This phase-change process leads to a huge increase in the internal pressure, which then generates the high output force in a mechanism that Tang called “blowing balloons with a magnetic field”.

This robot can be used to treat or even create temporary vascular blockages for medical aims, as indicated by Tang and his colleagues who built a model artery to demonstrate its workings.

The robot’s potential use in human surgery includes embolisation applications. Photo: Handout

The robot is first driven to a specified position, guided by a low-frequency magnetic field created by the scientists. Then, activated by the radio magnetic field, the robot swells to support or prop up the targeted blood vessels.

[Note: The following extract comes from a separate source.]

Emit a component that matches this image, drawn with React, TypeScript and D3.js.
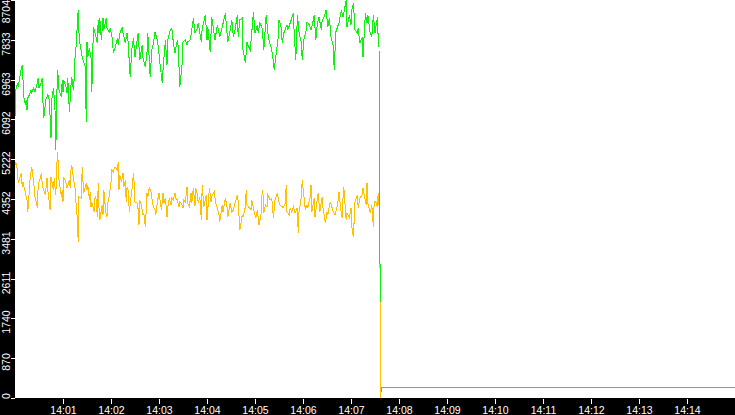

It can withstand fluid flows of 0.24 metres per second, which is higher than the maximum blood flow velocity in a vascular artery, which is 0.049–0.19 metres per second. This proves its feasibility for potential use in human surgery, such as embolisation applications or to temporarily stop regional blood flow.

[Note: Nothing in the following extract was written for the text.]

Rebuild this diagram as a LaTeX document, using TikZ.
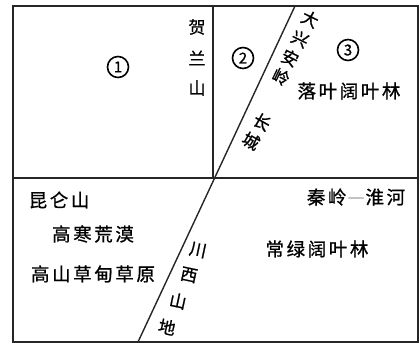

Another application could be as a reversible stent for coronary artery disease, a condition that affects millions of people worldwide. Stent placement is currently one of the main methods for doctors to address conditions that require the widening of a blocked blood vessel to improve arterial flow.

Tang and his colleagues combined a millimetre-scale soft robot capable of self-locking with a sleeve possessing shape memory, in order to make a reversible stent.

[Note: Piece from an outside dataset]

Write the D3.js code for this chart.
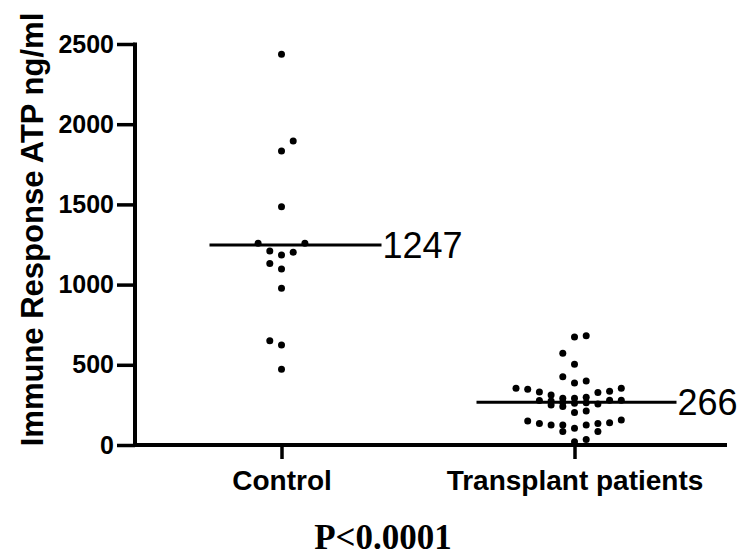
<!DOCTYPE html>
<html>
<head>
<meta charset="utf-8">
<script src="https://cdn.jsdelivr.net/npm/d3@7"></script>
<style>
  html, body { margin: 0; padding: 0; background: #fff; }
  svg { display: block; }
</style>
</head>
<body>
<svg id="chart" width="743" height="557"></svg>
<script>
// ---------------- data ----------------
const categories = ["Control", "Transplant patients"];
const yTicks = [0, 500, 1000, 1500, 2000, 2500];
const yLabel = "Immune Response ATP ng/ml";
const pLabel = "P<0.0001";
const means = [1247, 266];

// Control group: values and scatter column slot
const controlValues = [2436, 1895, 1833, 1485, 1258, 1258, 1210, 1185, 1202, 1132, 1097, 977, 650, 623, 472];
const controlSlots  = [0, 1, 0, 0, -2, 2, -1, 0, 1, -1, 0, 0, -1, 0, 0];

// Transplant group: values and scatter column slot
const transplantValues = [
  674, 681, 572, 503, 426, 387, 399,
  354, 347, 330, 311, 291, 291, 297, 328, 335, 354,
  278, 275, 249, 266, 240, 260, 263, 255, 279, 279,
  203, 212,
  150, 134, 125, 125, 84, 104, 125, 134, 84, 138, 156,
  21, 35
];
const transplantSlots = [
  0, 1, -1, 0, -1, 0, 1,
  -5, -4, -3, -2, -1, 0, 1, 2, 3, 4,
  -3, -2, -2, -1, -1, 0, 1, 2, 3, 4,
  0, 1,
  -4, -3, -2, -1, -1, 0, 1, 2, 2, 3, 4,
  0, 1
];

// ---------------- drawing ----------------
const svg = d3.select("#chart");

const y = d3.scaleLinear().domain([0, 2500]).range([445, 44]);
const x = d3.scalePoint().domain(categories).range([135, 721]).padding(0.5);
const slot = d3.scaleLinear().domain([0, 1]).range([0, 11.7]);

// Y axis
const yAxis = d3.axisLeft(y).tickValues(yTicks).tickSize(18).tickPadding(3).tickFormat(d3.format("d"));
const gy = svg.append("g").attr("transform", "translate(135,0)").call(yAxis);
gy.select(".domain").remove();
gy.selectAll(".tick line").attr("stroke", "#000").attr("stroke-width", 3.5);
gy.selectAll(".tick text")
  .attr("fill", "#000")
  .style("font-family", "'Liberation Sans', Arial, sans-serif")
  .style("font-weight", "bold")
  .style("font-size", "25px");
svg.append("line")
  .attr("x1", 135).attr("x2", 135)
  .attr("y1", y(2500) - 1.5).attr("y2", y(0) + 2)
  .attr("stroke", "#000").attr("stroke-width", 4);

// X axis
const xAxis = d3.axisBottom(x).tickSize(14).tickPadding(11);
const gx = svg.append("g").attr("transform", `translate(0,${y(0)})`).call(xAxis);
gx.select(".domain").remove();
gx.selectAll(".tick line").attr("stroke", "#000").attr("stroke-width", 3.5);
gx.selectAll(".tick text")
  .attr("fill", "#000")
  .style("font-family", "'Liberation Sans', Arial, sans-serif")
  .style("font-weight", "bold")
  .style("font-size", "28px");
svg.append("line")
  .attr("x1", 133).attr("x2", 727)
  .attr("y1", y(0)).attr("y2", y(0))
  .attr("stroke", "#000").attr("stroke-width", 4);

// Y label
svg.append("text")
  .attr("transform", `translate(43,${(y(0) + y(2500)) / 2 - 15}) rotate(-90)`)
  .attr("text-anchor", "middle")
  .style("font-family", "'Liberation Sans', Arial, sans-serif")
  .style("font-weight", "bold")
  .style("font-size", "31px")
  .text(yLabel);

// Dots
const groups = [
  { cat: categories[0], values: controlValues, slots: controlSlots },
  { cat: categories[1], values: transplantValues, slots: transplantSlots }
];
groups.forEach(g => {
  svg.append("g").selectAll("circle")
    .data(g.values.map((v, i) => ({ v, s: g.slots[i] })))
    .join("circle")
    .attr("cx", d => x(g.cat) + slot(d.s))
    .attr("cy", d => y(d.v))
    .attr("r", 3.5)
    .attr("fill", "#000");
});

// Mean lines and labels
const meanExtents = [[-72, 100], [-98, 102]];
means.forEach((m, i) => {
  const cx = x(categories[i]);
  svg.append("line")
    .attr("x1", cx + meanExtents[i][0]).attr("x2", cx + meanExtents[i][1])
    .attr("y1", y(m)).attr("y2", y(m))
    .attr("stroke", "#000").attr("stroke-width", 3);
  svg.append("text")
    .attr("x", cx + meanExtents[i][1] + 1)
    .attr("y", y(m) + 13)
    .style("font-family", "'Liberation Sans', Arial, sans-serif")
    .style("font-size", "36px")
    .text(m);
});

// P value
svg.append("text")
  .attr("x", 383).attr("y", 549)
  .attr("text-anchor", "middle")
  .style("font-family", "'Liberation Serif', 'Times New Roman', serif")
  .style("font-weight", "bold")
  .style("font-size", "35px")
  .text(pLabel);
</script>
</body>
</html>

The inflation process of the robot under magnetic heating. Photo: Tang Yichao

Moving under magnetic remote control, the robot is able to trigger inflation at the site of targeted blood vessels to anchor the stent, while the elastic sleeve helps with the recycling and relocation of the device.

“Compared to traditional stents that require catheter delivery, and remain permanently in the body once released, the new stent can be repositioned or retrieved,” Tang said in the paper.

“The anchoring force of this device at the expanded state is measured to be 3 Newtons, which is also higher than the performance of a vascular stent of a similar size [0.25 N],” he added.

However, while the potential applications bring hope, several issues still need to be addressed to broaden the functionalities and secure the safety of this magnetic robot.

“The operating temperature of the proposed robot is about 50 degrees Celsius [122 degrees Fahrenheit],” Tang wrote. “We still need to regulate that to physiologically relevant conditions,” he said, highlighting the need for “further examinations before long-term application”.